- **DIRECTIONS**: Lines containing the string "chart" are to be counted. Write only how many there are.

[begin DATA LISTING]

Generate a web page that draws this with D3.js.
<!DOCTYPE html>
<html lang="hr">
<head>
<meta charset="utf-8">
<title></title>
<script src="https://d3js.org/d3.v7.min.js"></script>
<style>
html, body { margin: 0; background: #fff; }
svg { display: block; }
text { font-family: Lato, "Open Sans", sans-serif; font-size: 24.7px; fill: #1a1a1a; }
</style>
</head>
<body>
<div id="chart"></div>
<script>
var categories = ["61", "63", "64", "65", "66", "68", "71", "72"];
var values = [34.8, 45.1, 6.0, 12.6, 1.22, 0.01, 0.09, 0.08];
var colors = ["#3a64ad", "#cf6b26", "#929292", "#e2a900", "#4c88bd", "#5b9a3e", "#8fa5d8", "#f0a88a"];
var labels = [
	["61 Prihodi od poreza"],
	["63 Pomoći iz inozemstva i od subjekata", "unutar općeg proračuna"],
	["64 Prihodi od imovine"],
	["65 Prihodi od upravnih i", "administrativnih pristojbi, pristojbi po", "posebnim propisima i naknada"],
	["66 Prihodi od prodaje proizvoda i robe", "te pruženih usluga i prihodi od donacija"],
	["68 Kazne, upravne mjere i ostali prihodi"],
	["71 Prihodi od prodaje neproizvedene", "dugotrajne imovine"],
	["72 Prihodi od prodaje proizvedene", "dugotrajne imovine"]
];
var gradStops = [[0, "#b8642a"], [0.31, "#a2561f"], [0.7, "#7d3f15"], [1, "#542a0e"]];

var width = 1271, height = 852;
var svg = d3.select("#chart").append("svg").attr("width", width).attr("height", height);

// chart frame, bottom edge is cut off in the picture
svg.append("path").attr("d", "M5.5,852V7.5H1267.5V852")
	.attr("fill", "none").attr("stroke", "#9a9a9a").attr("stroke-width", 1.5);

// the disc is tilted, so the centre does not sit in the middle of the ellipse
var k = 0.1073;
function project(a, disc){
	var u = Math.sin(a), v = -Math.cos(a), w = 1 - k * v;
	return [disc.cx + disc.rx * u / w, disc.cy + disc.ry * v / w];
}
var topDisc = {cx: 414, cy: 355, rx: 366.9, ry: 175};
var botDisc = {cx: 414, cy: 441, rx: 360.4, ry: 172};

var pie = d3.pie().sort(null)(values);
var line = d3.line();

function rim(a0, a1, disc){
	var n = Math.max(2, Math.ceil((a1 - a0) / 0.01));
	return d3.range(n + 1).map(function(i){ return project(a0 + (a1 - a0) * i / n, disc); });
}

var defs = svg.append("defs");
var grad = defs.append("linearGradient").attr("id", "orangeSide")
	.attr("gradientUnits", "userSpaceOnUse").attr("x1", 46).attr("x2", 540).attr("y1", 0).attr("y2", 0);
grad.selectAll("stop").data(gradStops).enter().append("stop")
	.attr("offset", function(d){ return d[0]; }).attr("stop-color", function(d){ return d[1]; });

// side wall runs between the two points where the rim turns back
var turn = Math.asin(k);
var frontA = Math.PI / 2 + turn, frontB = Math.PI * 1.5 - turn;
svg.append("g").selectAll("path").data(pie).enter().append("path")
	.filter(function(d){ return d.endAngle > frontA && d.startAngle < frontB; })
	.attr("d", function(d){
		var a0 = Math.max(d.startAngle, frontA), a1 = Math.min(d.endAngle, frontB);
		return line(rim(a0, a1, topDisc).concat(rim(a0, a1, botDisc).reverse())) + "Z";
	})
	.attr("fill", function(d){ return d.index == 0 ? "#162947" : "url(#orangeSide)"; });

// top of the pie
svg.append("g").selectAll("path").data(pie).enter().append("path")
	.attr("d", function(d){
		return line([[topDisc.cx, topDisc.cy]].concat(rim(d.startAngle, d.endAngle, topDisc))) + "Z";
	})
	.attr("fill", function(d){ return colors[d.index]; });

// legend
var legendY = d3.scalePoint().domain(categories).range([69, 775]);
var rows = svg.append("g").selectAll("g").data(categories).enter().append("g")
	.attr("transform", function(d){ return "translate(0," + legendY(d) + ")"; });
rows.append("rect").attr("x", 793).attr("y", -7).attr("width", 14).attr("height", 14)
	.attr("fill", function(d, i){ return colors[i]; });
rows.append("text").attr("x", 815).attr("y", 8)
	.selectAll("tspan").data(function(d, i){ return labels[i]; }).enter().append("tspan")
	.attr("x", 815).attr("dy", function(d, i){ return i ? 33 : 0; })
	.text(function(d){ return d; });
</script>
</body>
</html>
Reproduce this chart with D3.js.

[end DATA LISTING]

- **WORKED SOLUTION**: 4